Task to carry out → Starting at the first line of the entries below, restate each line exactly until you reach the line with "import seaborn as sns", and print that one too. Leave the pictures out and stop there.

Record list →
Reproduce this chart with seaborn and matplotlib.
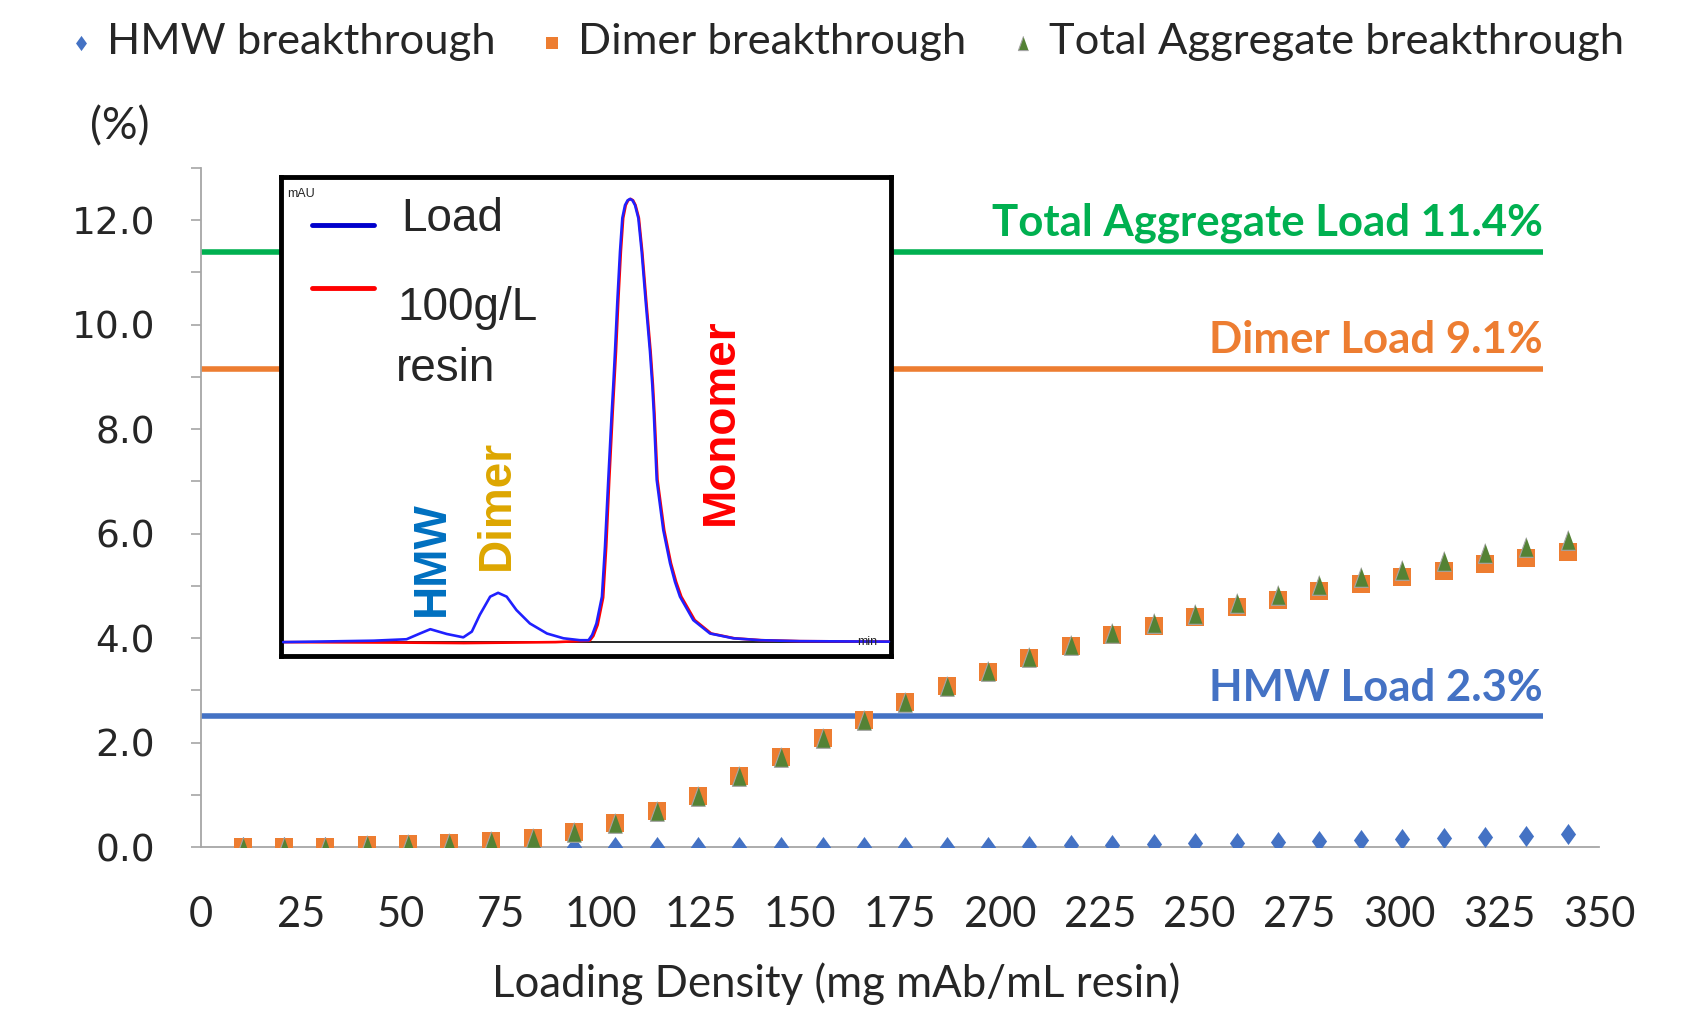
import numpy as np
import matplotlib
matplotlib.use("Agg")
import matplotlib.pyplot as plt
import seaborn as sns

# breakthrough data
loading = [10.4, 20.7, 31.1, 41.5, 51.9, 62.2, 72.6, 83.0, 93.3, 103.7, 114.1,
           124.4, 134.8, 145.2, 155.6, 165.9, 176.3, 186.7, 197.0, 207.4, 217.8,
           228.1, 238.5, 248.9, 259.3, 269.6, 280.0, 290.4, 300.7, 311.1, 321.5,
           331.8, 342.2]
hmw = [0.0, 0.0, 0.0, 0.0, 0.0, 0.0, 0.0, 0.0, 0.0, 0.0, 0.0,
       0.0, 0.0, 0.0, 0.0, 0.0, 0.0, 0.0, 0.0, 0.01, 0.03,
       0.04, 0.05, 0.07, 0.08, 0.09, 0.11, 0.13, 0.15, 0.17, 0.20,
       0.22, 0.24]
dimer = [0.0, 0.0, 0.0, 0.03, 0.05, 0.07, 0.12, 0.18, 0.29, 0.45, 0.68,
         0.97, 1.35, 1.73, 2.08, 2.44, 2.78, 3.08, 3.36, 3.62, 3.85,
         4.06, 4.23, 4.41, 4.60, 4.73, 4.90, 5.03, 5.16, 5.29, 5.41,
         5.53, 5.64]
total = [0.0, 0.0, 0.0, 0.03, 0.05, 0.07, 0.12, 0.18, 0.29, 0.45, 0.68,
         0.97, 1.35, 1.73, 2.08, 2.44, 2.78, 3.08, 3.37, 3.63, 3.87,
         4.09, 4.28, 4.47, 4.68, 4.82, 5.01, 5.16, 5.31, 5.47, 5.62,
         5.75, 5.88]

# load levels (horizontal reference lines)
load_names = ["Total Aggregate Load 11.4%", "Dimer Load 9.1%", "HMW Load 2.3%"]
load_levels = [11.4, 9.15, 2.5]
load_colors = ["#00B050", "#ED7D31", "#4472C4"]

# chromatogram inset (normalised units)
load_t = [0.4, 15.2, 20.6, 22.8, 24.5, 27.2, 29.9, 31.3, 32.6, 34.3, 35.6, 37.0,
          38.6, 40.8, 43.6, 46.3, 49.0, 50.4, 51.0, 51.7, 52.6, 53.1, 53.64, 54.2,
          54.46, 54.74, 55.12, 55.56, 55.94, 56.38, 56.8, 57.2, 57.6, 58.02, 58.56,
          59.11, 59.77, 60.47, 60.85, 61.1, 61.57, 62.65, 63.75, 64.56, 65.38, 67.56,
          70.3, 74.1, 78.5, 85.0, 99.6]
load_sig = [-0.1, 0.2, 0.5, 1.7, 2.6, 1.6, 0.9, 2.1, 5.6, 9.4, 10.2, 9.4,
            6.6, 3.8, 1.7, 0.7, 0.3, 0.3, 1.4, 3.8, 9.4, 19.8, 33.8, 47.7,
            53.6, 60.6, 71.0, 81.5, 88.5, 91.2, 92.2, 92.5, 92.2, 91.2, 88.5,
            81.5, 71.0, 60.6, 53.6, 47.7, 33.8, 23.3, 16.4, 12.5, 9.4, 4.5,
            1.7, 0.7, 0.3, 0.1, 0.0]
resin_t = [0.4, 20.0, 30.0, 45.0, 50.6, 51.2, 51.9, 52.8, 53.3, 53.8, 54.35,
           54.6, 54.9, 55.27, 55.7, 56.08, 56.5, 56.9, 57.3, 57.7, 58.1, 58.65,
           59.2, 59.87, 60.57, 60.95, 61.2, 61.7, 62.8, 63.9, 64.75, 65.6, 67.8,
           70.5, 74.3, 78.7, 85.0, 99.6]
resin_sig = [-0.1, -0.2, -0.3, -0.1, 0.2, 1.2, 3.5, 9.2, 19.8, 33.8, 47.7,
             53.6, 60.6, 71.0, 81.5, 88.5, 91.2, 92.2, 92.5, 92.2, 91.2, 88.5,
             81.5, 71.0, 60.6, 53.6, 47.7, 33.8, 23.3, 16.4, 12.5, 9.4, 4.5,
             1.7, 0.7, 0.3, 0.1, 0.0]

sns.set_style("white")
plt.rcParams['font.family'] = ['Lato', 'DejaVu Sans']

W, H = 1686, 1013
fig = plt.figure(figsize=(W / 100, H / 100), dpi=100)
ax = fig.add_axes([201 / W, 1 - 847 / H, 1398 / W, 679 / H])

diamond = [(0, 1), (0.72, 0), (0, -1), (-0.72, 0)]
tri = [(0, 1), (-0.72, -1), (0.72, -1)]

sns.scatterplot(x=loading, y=hmw, ax=ax, marker=diamond, s=230, color="#4472C4",
                linewidth=0, label="HMW breakthrough", zorder=3)
sns.scatterplot(x=loading, y=dimer, ax=ax, marker="s", s=160, color="#ED7D31",
                linewidth=0, label="Dimer breakthrough", zorder=4)
sns.scatterplot(x=loading, y=total, ax=ax, marker=tri, s=200, color="#548235",
                edgecolor="#A5A5A5", linewidth=0.8, label="Total Aggregate breakthrough", zorder=5)

for name, lvl, col in zip(load_names, load_levels, load_colors):
    ax.plot([0, 336], [lvl, lvl], color=col, lw=4, solid_capstyle="butt", zorder=2)
    ax.text(336, lvl + 0.3, name, color=col, fontsize=31.5, fontweight="bold",
            ha="right", va="baseline")

ax.set_xlim(0, 350)
ax.set_ylim(0, 13)
ax.set_xticks(np.arange(0, 351, 25))
ax.set_yticks(np.arange(0, 13, 2))
ax.set_yticks(np.arange(1, 14, 2), minor=True)
ax.set_yticklabels([f"{v:.1f}" for v in np.arange(0, 13, 2)], family="DejaVu Sans", fontsize=27)
ax.tick_params(axis="x", direction="in", length=11, width=1.2, color="#A6A6A6",
               labelsize=30, pad=35)
ax.tick_params(axis="y", which="both", direction="out", length=7, width=1.2,
               color="#A6A6A6", pad=26, left=True)
for s in ["top", "right"]:
    ax.spines[s].set_visible(False)
for s in ["left", "bottom"]:
    ax.spines[s].set_color("#A6A6A6")
    ax.spines[s].set_linewidth(1.3)

handles, labels = ax.get_legend_handles_labels()
ax.get_legend().remove()
fig.legend(handles, labels, loc="upper left", bbox_to_anchor=(0.012, 1.016), ncol=3,
           frameon=False, fontsize=31.3, markerscale=0.72, handletextpad=0.1,
           columnspacing=0.8, handlelength=1.0)

fig.text(120 / W, 1 - 127 / H, "(%)", fontsize=32, ha="center", va="center")
fig.text(836 / W, 1 - 984 / H, "Loading Density (mg mAb/mL resin)", fontsize=31.5,
         ha="center", va="center")

# inset chromatogram
ins = fig.add_axes([280.7 / W, 1 - 656 / H, 610.7 / W, 478.6 / H])
ins.set_facecolor("white")
ins.axhline(0, color="black", lw=1.2, zorder=1)
sns.lineplot(x=resin_t, y=resin_sig, ax=ins, color="#FF0000", lw=1.9, sort=False, zorder=2)
sns.lineplot(x=load_t, y=load_sig, ax=ins, color="#2020FF", lw=1.9, sort=False, zorder=3)
ins.set_xlim(0, 100)
ins.set_ylim(-3, 97)
ins.set_xticks([])
ins.set_yticks([])
for s in ins.spines.values():
    s.set_color("black")
    s.set_linewidth(3.5)

lf = ["Liberation Sans", "DejaVu Sans"]
ins.plot([0.051, 0.153], [0.901, 0.901], transform=ins.transAxes, color="#0000CC", lw=3.5)
ins.plot([0.051, 0.153], [0.769, 0.769], transform=ins.transAxes, color="#FF0000", lw=3.5)
ins.text(0.197, 0.913, "Load", transform=ins.transAxes, fontsize=33, family=lf, va="center")
ins.text(0.192, 0.728, "100g/L", transform=ins.transAxes, fontsize=33, family=lf, va="center")
ins.text(0.189, 0.599, "resin", transform=ins.transAxes, fontsize=33, family=lf, va="center")
ins.text(0.011, 0.966, "mAU", transform=ins.transAxes, fontsize=9, family=lf, va="center")
ins.text(0.944, 0.029, "min", transform=ins.transAxes, fontsize=9, family=lf, va="center")

ins.text(0.248, 0.203, "HMW", transform=ins.transAxes, fontsize=33, family=lf,
         fontweight="bold", color="#0070C0", rotation=90, ha="center", va="center")
ins.text(0.354, 0.315, "Dimer", transform=ins.transAxes, fontsize=33, family=lf,
         fontweight="bold", color="#DDA600", rotation=90, ha="center", va="center")
ins.text(0.720, 0.490, "Monomer", transform=ins.transAxes, fontsize=33, family=lf,
         fontweight="bold", color="#FF0000", rotation=90, ha="center", va="center")

fig.savefig("out.png", dpi=100)
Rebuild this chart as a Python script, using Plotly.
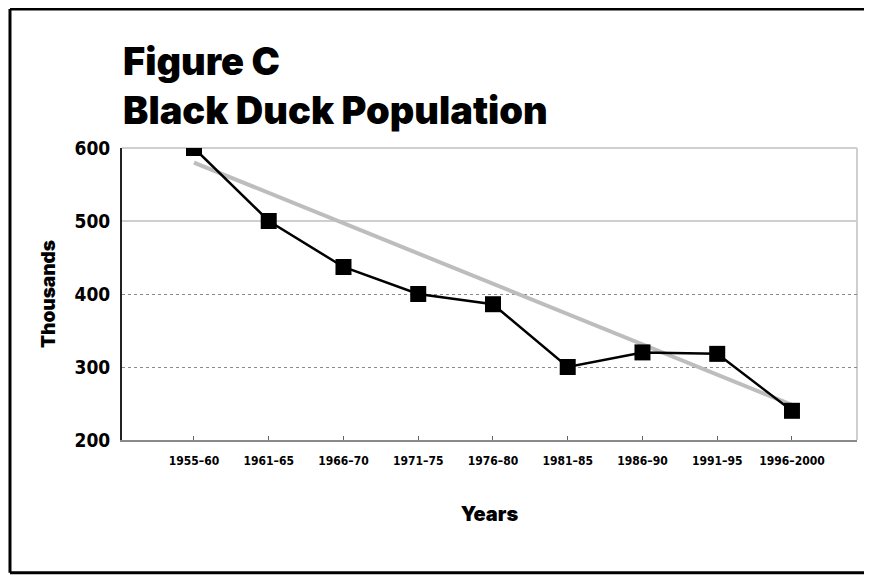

Exercise response →
Reproduce this chart with seaborn and matplotlib.
import numpy as np
import matplotlib
matplotlib.use("Agg")
import matplotlib.pyplot as plt
import seaborn as sns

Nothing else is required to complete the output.